I went in realistic about the food. Not many places in the States make a good pizza like you can find in New York. Turns out I was sort of correct. The pizza was alright, way too doughy, the topping was interesting. Ultimately, nothing to write home about. But what killed the experience and made me bring it here was the service.
First, one of my compatriots, Aaron, orders a pizza with goat cheese and tells the waitress it's because he's lactose-intolerant, so he can't have anything with cow milk. She says okay, and brings him a goat cheese pizza ... sprinkled with parmesan. Aaron's annoyed because he was pretty clear with his request and can't figure out how someone can mess that up. The waitress says she'll get another pizza made to replace it.
Meanwhile, me and two other friends ordered a Thai topping pizza. After about 45 minutes and several other people who ordered after us getting their food, our pizza finally arrived. It was another half hour after that that Aaron's replacement pizza arrives, and it's slightly undercooked. So far, we're not impressed.
The service is slow but we're having fun talking so it's not bad. By the time we get the bill, the place is closing.

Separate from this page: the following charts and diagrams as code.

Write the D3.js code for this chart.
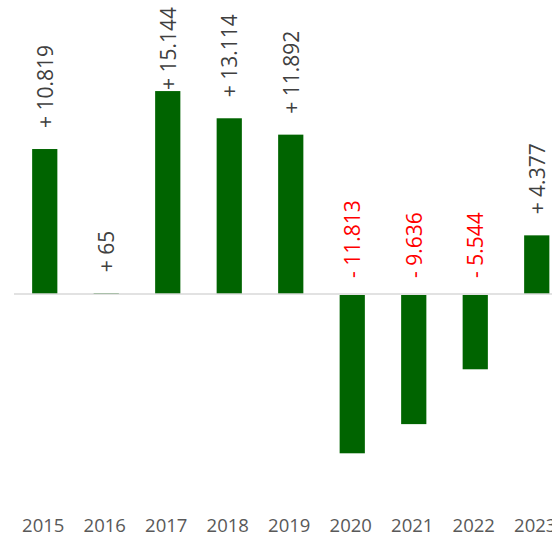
<!DOCTYPE html>
<html>
<head>
<meta charset="utf-8">
<script src="https://cdn.jsdelivr.net/npm/d3@7"></script>
<style>
  body { margin: 0; background: #fff; }
  svg { display: block; font-family: "Open Sans", sans-serif; }
</style>
</head>
<body>
<div id="chart"></div>
<script>
// yearly change, bars go up or down from zero
const years = ["2015", "2016", "2017", "2018", "2019", "2020", "2021", "2022", "2023"];
const changes = [10819, 65, 15144, 13114, 11892, -11813, -9636, -5544, 4377];
const labels = ["+ 10.819", "+ 65", "+ 15.144", "+ 13.114", "+ 11.892", "- 11.813", "- 9.636", "- 5.544", "+ 4.377"];

const width = 552;
const height = 537;

const svg = d3.select("#chart").append("svg")
    .attr("width", width)
    .attr("height", height)
    .attr("viewBox", [0, 0, width, height]);

// scales
const x = d3.scaleBand()
    .domain(years)
    .range([14, 567.5])
    .paddingInner(0.59)
    .paddingOuter(0.295);

const y = d3.scaleLinear()
    .domain([-15000, 15000])
    .range([495, 93]);

// bars
svg.append("g")
  .selectAll("rect")
  .data(changes)
  .join("rect")
    .attr("x", (d, i) => x(years[i]))
    .attr("width", x.bandwidth())
    .attr("y", d => d >= 0 ? y(d) : y(0) + 1)
    .attr("height", d => Math.abs(y(d) - y(0)))
    .attr("fill", "#006400");

// zero line
svg.append("line")
    .attr("x1", 14)
    .attr("x2", width)
    .attr("y1", y(0))
    .attr("y2", y(0))
    .attr("stroke", "#d9d9d9")
    .attr("stroke-width", 1.5);

// value labels, rotated, always above the zero line
svg.append("g")
  .selectAll("text")
  .data(changes)
  .join("text")
    .attr("transform", (d, i) => {
      const cx = x(years[i]) + x.bandwidth() / 2;
      let yy = d >= 0 ? y(d) - 21 : y(0) - 16;
      if (d >= 0) yy = Math.max(yy, 90); // keep inside the chart top
      return `translate(${cx + 8},${yy}) rotate(-90)`;
    })
    .attr("font-size", 21)
    .attr("fill", d => d < 0 ? "#ff0000" : "#404040")
    .text((d, i) => labels[i]);

// year axis
svg.append("g")
    .attr("transform", `translate(-1.5,${532})`)
    .call(d3.axisBottom(x).tickSize(0).tickPadding(0))
    .call(g => g.select(".domain").remove())
    .call(g => g.selectAll("text")
        .attr("dy", 0)
        .attr("font-family", "Open Sans, sans-serif")
        .attr("font-size", 18.5)
        .attr("fill", "#595959"));
</script>
</body>
</html>
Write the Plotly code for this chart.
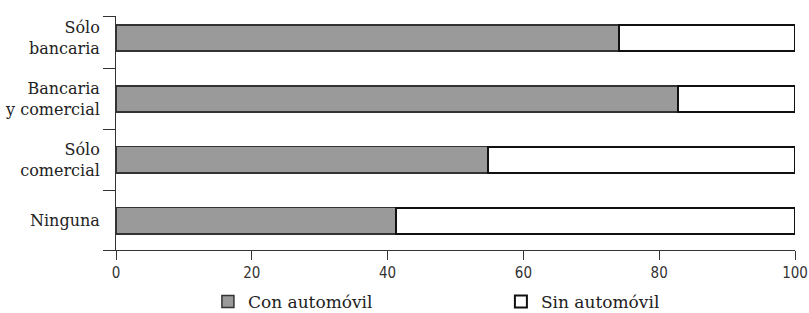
import plotly.graph_objects as go

categories = ["Ninguna", "Sólo<br>comercial", "Bancaria<br>y comercial", "Sólo<br>bancaria"]
con_auto = [41.2, 54.8, 82.7, 74.1]
sin_auto = [100 - v for v in con_auto]
x_ticks = [0, 20, 40, 60, 80, 100]
series_names = ["Con automóvil", "Sin automóvil"]

ypos = list(range(len(categories)))
bar_w = 0.43

fig = go.Figure()
fig.add_trace(go.Bar(
    y=ypos, x=con_auto, orientation="h", name=series_names[0], width=bar_w,
    marker=dict(color="#9a9a9a", line=dict(color="#333333", width=1.5)),
))
fig.add_trace(go.Bar(
    y=ypos, x=sin_auto, orientation="h", name=series_names[1], width=bar_w,
    marker=dict(color="#ffffff", line=dict(color="#111111", width=2)),
))

y_lo, y_hi = -0.48, 3.36
boundaries = [y_lo] + [i + 0.5 for i in range(len(categories) - 1)] + [y_hi]

fig.update_layout(
    barmode="stack",
    width=809, height=313,
    margin=dict(l=116, r=14, t=16, b=63),
    plot_bgcolor="white", paper_bgcolor="white",
    showlegend=True,
    legend=dict(
        orientation="h", xref="container", yref="container",
        x=0.257, xanchor="left", y=0.035, yanchor="middle",
        font=dict(family="DejaVu Serif", size=17, color="#222222"),
        entrywidth=248, entrywidthmode="pixels",
        traceorder="normal",
    ),
    xaxis=dict(
        range=[0, 100], tickvals=x_ticks, ticktext=[str(v) for v in x_ticks],
        ticks="outside", ticklen=9, tickcolor="#333333", tickwidth=1,
        showline=True, linecolor="#333333", linewidth=1,
        showgrid=False, zeroline=False, automargin=False,
        tickfont=dict(family="Liberation Sans Narrow, DejaVu Sans Condensed, Liberation Sans", size=15, color="#333333"),
    ),
    yaxis=dict(
        range=[y_lo, y_hi], tickvals=ypos, ticktext=categories,
        ticks="outside", ticklen=12, tickcolor="rgba(0,0,0,0)",
        showline=True, linecolor="#333333", linewidth=1,
        showgrid=False, zeroline=False, automargin=False,
        tickfont=dict(family="DejaVu Serif", size=16, color="#222222"),
        minor=dict(tickvals=boundaries, ticks="outside", ticklen=12,
                   tickcolor="#333333", tickwidth=1, showgrid=False),
    ),
)

fig.write_html(
    "out.html",
    config={"displayModeBar": False},
    post_script="document.body.style.margin='0';document.body.style.overflow='hidden';",
)
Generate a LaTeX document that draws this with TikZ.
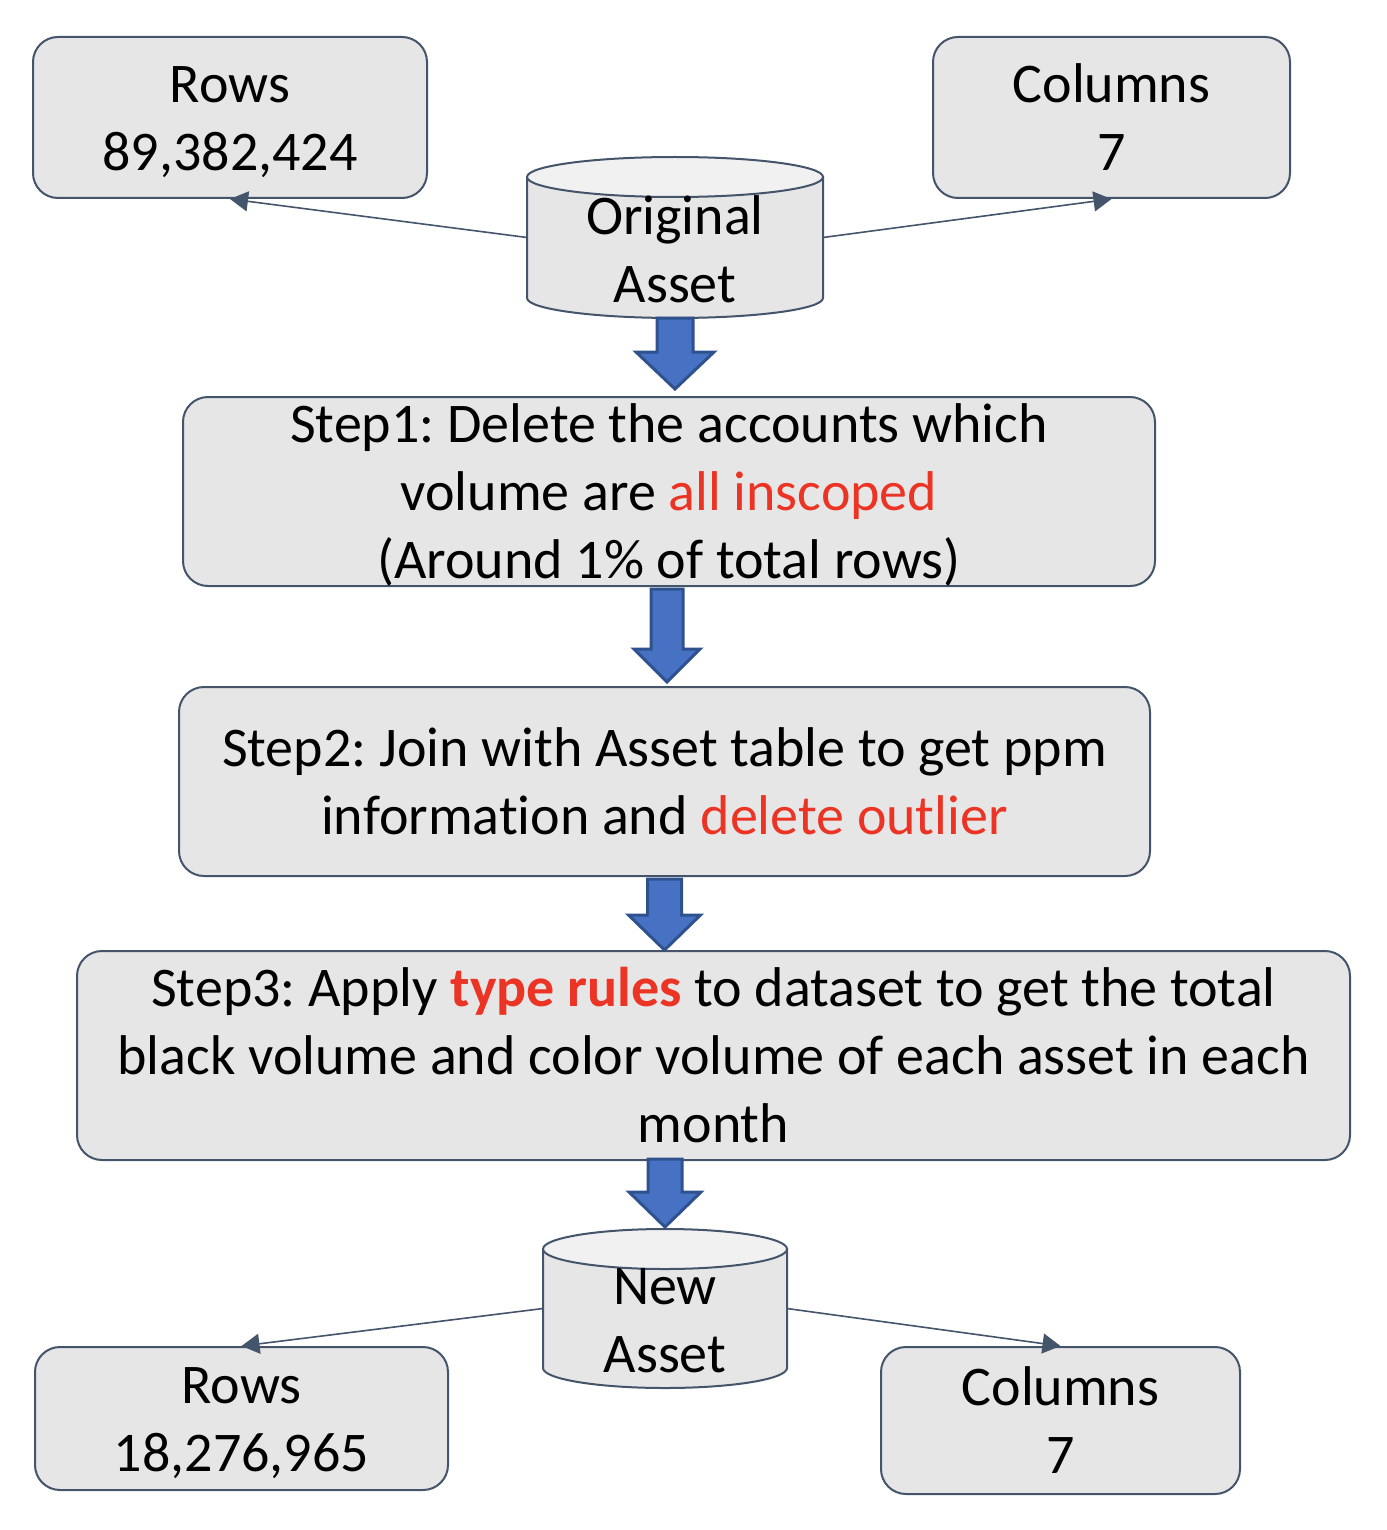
\documentclass[tikz,border=0pt]{standalone}
\usepackage{fontspec}
\setmainfont{Carlito}[Ligatures=CommonOff]
\usetikzlibrary{arrows.meta,calc}
\frenchspacing

\definecolor{boxgray}{RGB}{231,230,230}
\definecolor{capgray}{RGB}{241,241,241}
\definecolor{edgeblue}{RGB}{68,84,106}
\definecolor{flowblue}{RGB}{71,114,196}
\definecolor{flowedge}{RGB}{47,82,143}
\definecolor{hotred}{RGB}{235,52,36}
\newcommand{\hot}[1]{\textcolor{hotred}{#1}}
% block arrow from #1 down to #2: shaft half width, head half width, head length
\newcommand{\flowdown}[5]{%
  \draw[flowarrow] ($(#1)+(-#3,0)$) -- ($(#2)+(-#3,-#5)$) -- ($(#2)+(-#4,-#5)$) -- (#2)
    -- ($(#2)+(#4,-#5)$) -- ($(#2)+(#3,-#5)$) -- ($(#1)+(#3,0)$) -- cycle;}
% data store drawn round node #1, #2 = half width
\newcommand{\drum}[2]{%
  \draw[drumline, fill=boxgray] ($(#1.north west)+(0,20)$) -- ($(#1.south west)+(0,-20)$)
    arc[start angle=180, end angle=360, x radius=#2, y radius=10pt] -- ($(#1.north east)+(0,20)$) -- cycle;
  \draw[drumline, fill=capgray] ($(#1.north)+(0,20)$) ellipse[x radius=#2, y radius=10pt];}

\begin{document}
\begin{tikzpicture}[x=0.5pt,y=-0.5pt,
  every node/.style={font=\fontsize{28}{34}\selectfont, align=center},
  card/.style={draw=edgeblue, line width=1pt, fill=boxgray, rounded corners=12.5pt, inner ysep=0pt},
  store/.style={inner sep=0pt, outer sep=0pt},
  drumline/.style={draw=edgeblue, line width=1pt},
  link/.style={draw=edgeblue, line width=0.8pt, -{Triangle[length=9pt,width=10pt]}},
  flowarrow/.style={draw=flowedge, line width=1.5pt, fill=flowblue, line join=miter}]
\useasboundingbox (0,0) rectangle (1386,1530);

% sources
\node[store, minimum width=148pt, minimum height=80.5pt] (orig) at (675,237.5) {};
\drum{orig}{74pt}
\node (origtxt) at ($(orig.center)+(0,12)$) {Original\\Asset};
\node[card, minimum width=197pt, minimum height=80.5pt] (rowsA) at (230,117.5) {\vphantom{l}Rows\\\smash{89,382,424}};
\node[card, minimum width=178.5pt, minimum height=80.5pt] (colsA) at (1111.5,117.5) {Columns\\7};
\draw[link] (orig.west) -- (rowsA.south);
\draw[link] (orig.east) -- (colsA.south);

% steps
\node[card, minimum width=486pt, minimum height=94.5pt] (step1) at (669,491.5)
  {Step1: Delete the accounts which\\volume are \hot{all inscoped}\\\smash{(Around 1\% of total rows)}};
\node[card, minimum width=485.5pt, minimum height=94.5pt] (step2) at (664.5,781.5)
  {Step2: Join with Asset table to get ppm\\information and \hot{delete outlier}};
\node[card, minimum width=636.5pt, minimum height=104.5pt] (step3) at (713.5,1055.5)
  {Step3: Apply \hot{\bfseries type rules} to dataset to get the total\\black volume and color volume of each asset in each\\month};

% result
\node[store, minimum width=122pt, minimum height=79.5pt] (newA) at (665,1308.5) {};
\drum{newA}{61pt}
\node (newtxt) at ($(newA.center)+(0,12)$) {New\\Asset};
\node[card, minimum width=206.5pt, minimum height=71.5pt] (rowsB) at (241.5,1418.5) {\vphantom{l}Rows\\\smash{18,276,965}};
\node[card, minimum width=179.5pt, minimum height=73.5pt] (colsB) at (1060.5,1420.5) {Columns\\7};
\draw[link] (newA.west) -- (rowsB.north);
\draw[link] (newA.east) -- (colsB.north);

% flow arrows
\coordinate (f1a) at (orig.south);
\coordinate (f1b) at ($(orig.south |- step1.north)+(0,-7)$);
\coordinate (f2a) at ($(step1.south)+(-2,2)$);
\coordinate (f2b) at ($(f2a |- step2.north)+(0,-4)$);
\coordinate (f3a) at ($(step2.south)+(0,2)$);
\coordinate (f3b) at (f3a |- step3.north);
\coordinate (f4a) at ($(newA.north |- step3.south)+(0,-2)$);
\coordinate (f4b) at ($(newA.north)+(0,-2)$);
\flowdown{f1a}{f1b}{18}{39}{37}
\flowdown{f2a}{f2b}{16}{33}{33}
\flowdown{f3a}{f3b}{17}{36}{35}
\flowdown{f4a}{f4b}{17}{36}{35}
\end{tikzpicture}
\end{document}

Something turns out to be wrong with the bill - Aaron's incorrectly-made pizza was still added to the tab, even though the waitress had said she wouldn't add it. I didn't know this until after we left, otherwise I would have told him to absolutely say something, but he didn't. By that point, we'd been there several hours, it'd taken forever just to get someone to bring us the bill, and the staff seemed disorganized in general, so he and several other people in the group were just anxious to get out. Hey, his money, his choice, though I would've been pissed enough to speak up.
The best part ... after we've paid up (including the gratuity) and are heading out, the waitress approaches us holding some napkins that I assume she took from our table. She says she's very disappointed in us because we should know better than to waste napkins. "I was an environmental studies major," she says, to prove her credentials, and proceeds with a condescending lecture.
I don't know who grabbed that 1/2" wad of napkins for our table. It might have been the people who left dinner early. It might have been the remainder of us. It might have been someone who genuinely thought he or she was going to use them. Hell, maybe it didn't matter, since it was just a handful of napkins, and who in their right mind has the audacity to condescend to their customers?
The waitress got two seconds into her lecture before Aaron said, "Excuse me, but we don't need a lecture from you, thanks". And we walked out.
As I said, the place was so disorganized that we got the distinct impression that the problem rests in management, so registering a complaint with them seemed fruitless. We definitely won't go back, though.
Good service - all of the wonderful people working all of the wonderful Japanese restaurants. My God, your Portlanders have the monopoly on great sushi outside of Japan!